Ms Shanley recently shifted her gallery and studio from Port Chalmers to Macandrew Bay. The couple built a new home in Vauxhall and the family is enjoying the Otago lifestyle.

When it came to work, Mr Donald reckoned he had ''the best job in Polson Higgs without a doubt''.

''I'm privileged.''

The business had been built up to five staff, including one in Christchurch, as well as a chief executive.

Mr Donald was chief executive while the business was being built up but he later happily handed over the reins, saying he was more interested in working with ''real people'' than ''managing stuff''.

His interest in people proved valuable when it came to getting to know his clients.

His job was about finding what was special about every individual or couple he met and then identifying their core issue, which was often not the issue they presented.

There was a different depth to each relationship.

''Some people absolutely rely on us, others treat us as quite ancillary.''

''You're not all things to all people. It's about finding the people for whom you are adding a lot of value,'' he said.

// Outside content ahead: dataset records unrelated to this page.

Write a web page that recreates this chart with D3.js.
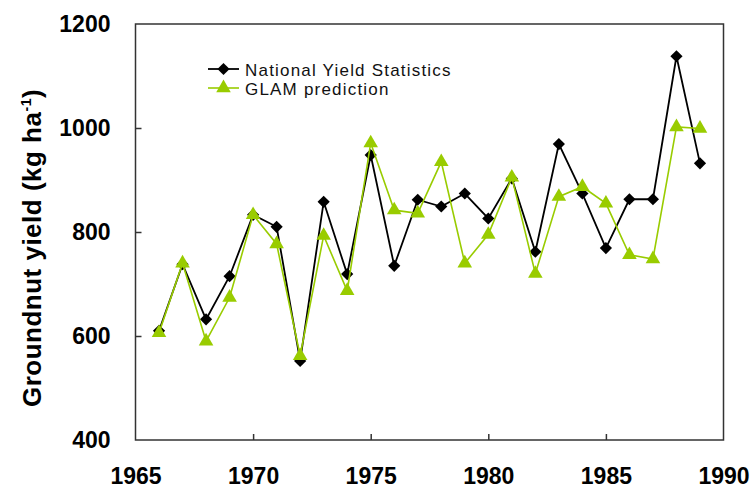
<!DOCTYPE html>
<html><head><meta charset="utf-8">
<script src="https://cdn.jsdelivr.net/npm/d3@7"></script>
<style>body{margin:0;background:#fff}svg{display:block}</style>
</head><body>
<svg id="c" width="752" height="489"></svg>
<script>
const years = [1966,1967,1968,1969,1970,1971,1972,1973,1974,1975,1976,1977,1978,1979,1980,1981,1982,1983,1984,1985,1986,1987,1988,1989];
const national = [610,738,632,715,833,810,552,858,719,948,735,862,849,874,826,903,762,969,874,769,863,863,1138,932];
const glam = [606,740,590,674,833,777,562,793,687,971,842,836,935,740,795,905,720,868,887,855,756,748,1002,999];
const xTicks = [1965,1970,1975,1980,1985,1990];
const yTicks = [400,600,800,1000,1200];
const seriesNames = ["National Yield Statistics","GLAM prediction"];

const svg = d3.select("#c");
const L=135.5, R=723.5, T=24, B=440;
const x = d3.scaleLinear().domain([1965,1990]).range([L,R]);
const y = d3.scaleLinear().domain([400,1200]).range([B,T]);
const black="#000", green="#99cc00";
const FONT="Liberation Sans, Arial, sans-serif";

svg.append("rect").attr("x",L).attr("y",T).attr("width",R-L).attr("height",B-T)
  .attr("fill","none").attr("stroke","#333").attr("stroke-width",1.5);

const xa = svg.append("g").attr("transform",`translate(0,${B})`)
  .call(d3.axisBottom(x).tickValues(xTicks).tickSizeInner(-6).tickSizeOuter(0).tickPadding(28).tickFormat(d3.format("d")));
const ya = svg.append("g").attr("transform",`translate(${L},0)`)
  .call(d3.axisLeft(y).tickValues(yTicks).tickSizeInner(-6).tickSizeOuter(0).tickPadding(25).tickFormat(d3.format("d")));
[xa,ya].forEach(a=>{
  a.select(".domain").remove();
  a.selectAll(".tick line").attr("stroke","#333").attr("stroke-width",1.5);
  a.selectAll("text").attr("font-family",FONT)
   .attr("font-weight","bold").attr("font-size",23).attr("fill","#000");
});
xa.selectAll(".tick line").filter(d=>d===1965||d===1990).remove();
ya.selectAll(".tick line").filter(d=>d===400||d===1200).remove();

const yl = svg.append("text").attr("transform","translate(41,248) rotate(-90)")
  .attr("text-anchor","middle").attr("font-family",FONT).attr("letter-spacing",0.5)
  .attr("font-weight","bold").attr("font-size",26).attr("fill","#000");
yl.append("tspan").text("Groundnut yield (kg ha");
yl.append("tspan").attr("dy",-10).attr("font-size",14).text("-1");
yl.append("tspan").attr("dy",10).text(")");

const line = d3.line().x((d,i)=>x(years[i])).y(d=>y(d));
const diamond = d3.symbol().type(d3.symbolDiamond2).size(95);
const tri = d3.symbol().type(d3.symbolTriangle).size(92);

function drawSeries(vals,color,sym,w){
  svg.append("path").datum(vals).attr("d",line).attr("fill","none").attr("stroke",color).attr("stroke-width",w);
  svg.append("g").selectAll("path").data(vals).join("path")
    .attr("d",sym).attr("fill",color)
    .attr("transform",(d,i)=>`translate(${x(years[i])},${y(d)})`);
}
drawSeries(national,black,diamond,1.8);
drawSeries(glam,green,tri,1.6);

const lg = svg.append("g");
const items=[{n:seriesNames[0],c:black,s:diamond,yy:69,sw:1.8},{n:seriesNames[1],c:green,s:tri,yy:88,sw:1.6}];
items.forEach(it=>{
  lg.append("line").attr("x1",208).attr("x2",239).attr("y1",it.yy).attr("y2",it.yy).attr("stroke",it.c).attr("stroke-width",it.sw);
  lg.append("path").attr("d",it.s).attr("fill",it.c).attr("transform",`translate(223.5,${it.yy})`);
  lg.append("text").attr("x",245).attr("y",it.yy+7).text(it.n)
    .attr("font-family",FONT).attr("font-size",17).attr("letter-spacing",1.2).attr("fill","#111");
});
</script>
</body></html>
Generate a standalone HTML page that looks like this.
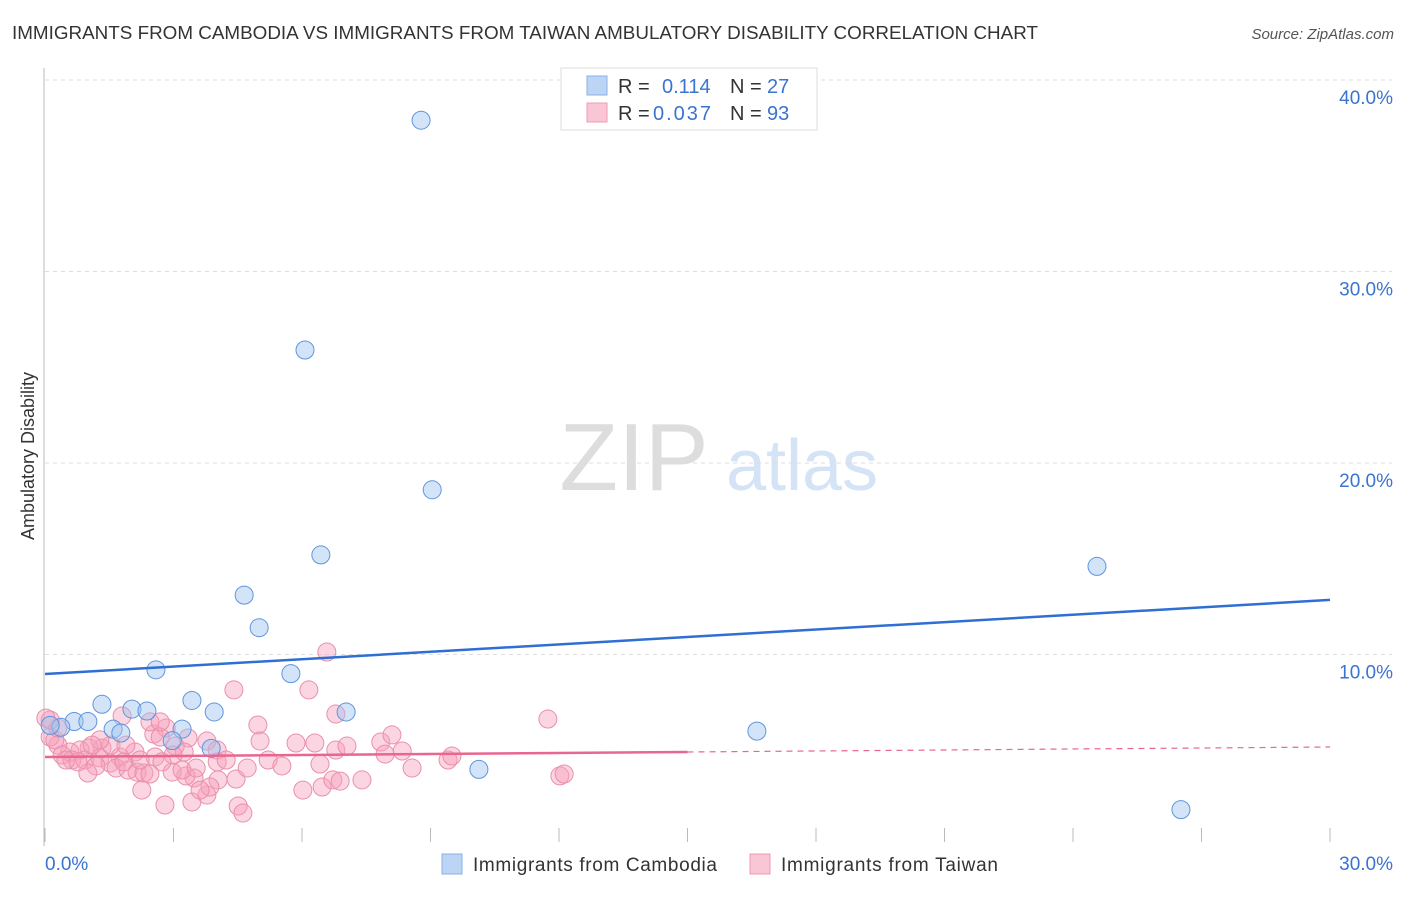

His job also involved making complicated issues easy to understand and relevant, while also making sure ''people don't have too many eggs in one basket''.

New Zealand was a ''small, risky, shaky isle'' and that had to be reflected in the company's portfolios and in people's planning.

One thing he had learned was that without an investment philosophy, ''you're on shaky ground''.

It was ''terribly important'' to have such a philosophy and to keep stress-testing it.

Polson Higgs' investment philosophy was based on a lot of research and a ''huge amount'' of data analysis.

One thing he was certain of was he did not want to be investing other people's money based on his or anyone else's forecasts of the future.

There was ''so much fallacy'' in the world that he worked in, it would keep him ''intrigued for centuries''.

Those fallacies were ''deeply ingrained in our psyche'' and humans were hard-wired to see things that did not exist. Often animals made better investors than people, he said.